Untuk menjaga stabilitas jangka panjang, Thailand dan Kamboja juga sepakat untuk menjalin komunikasi rutin antara distrik militer serta unit angkatan bersenjata yang berada di sepanjang perbatasan. Mereka berencana mengadakan pertemuan komite perbatasan regional dalam waktu dua minggu ke depan.
Lebih lanjut, kata Balankura, kedua negara menyepakati pentingnya komunikasi langsung dan teratur antara menteri pertahanan dan kepala staf angkatan bersenjata masing-masing, serta komitmen untuk tidak menyebarkan informasi palsu.
Kesepakatan ini mencakup pula sistem pemantauan dan verifikasi kepatuhan terhadap gencatan senjata. “Kedua pihak harus melaksanakan kesepahaman bersama yang dicapai pada 28 Juli, termasuk pembentukan kelompok pengamat dari ASEAN yang dipimpin oleh Malaysia (ketua ASEAN pada 2025),” kata Balankura.
Selama kelompok pengamat permanen belum terbentuk, pengawasan sementara akan dilakukan oleh atase militer negara-negara ASEAN yang telah terakreditasi di Thailand dan Kamboja, lanjutnya.
Thailand dan Kamboja juga telah menjadwalkan pertemuan Komite Perbatasan Umum bilateral berikutnya pada 7 Agustus, meskipun lokasi pastinya masih dalam pembahasan. “Jika diperlukan, pertemuan luar biasa komite dapat diadakan,” ujar Balankura.

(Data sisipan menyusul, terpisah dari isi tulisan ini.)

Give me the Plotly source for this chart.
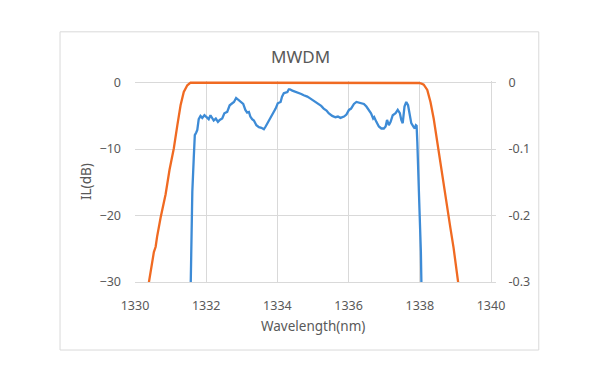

Konflik antara kedua negara di wilayah perbatasan memuncak menjadi konfrontasi bersenjata pada 24 Juli, yang menyebabkan korban jiwa termasuk dari kalangan sipil. Kesepakatan gencatan senjata kemudian diumumkan awal Agustus, menyusul pertemuan antara Penjabat Perdana Menteri Thailand Phumtham Wechayachai dan Perdana Menteri Kamboja Hun Manet. Pertemuan ini dimediasi oleh Perdana Menteri Malaysia Anwar Ibrahim di Kuala Lumpur.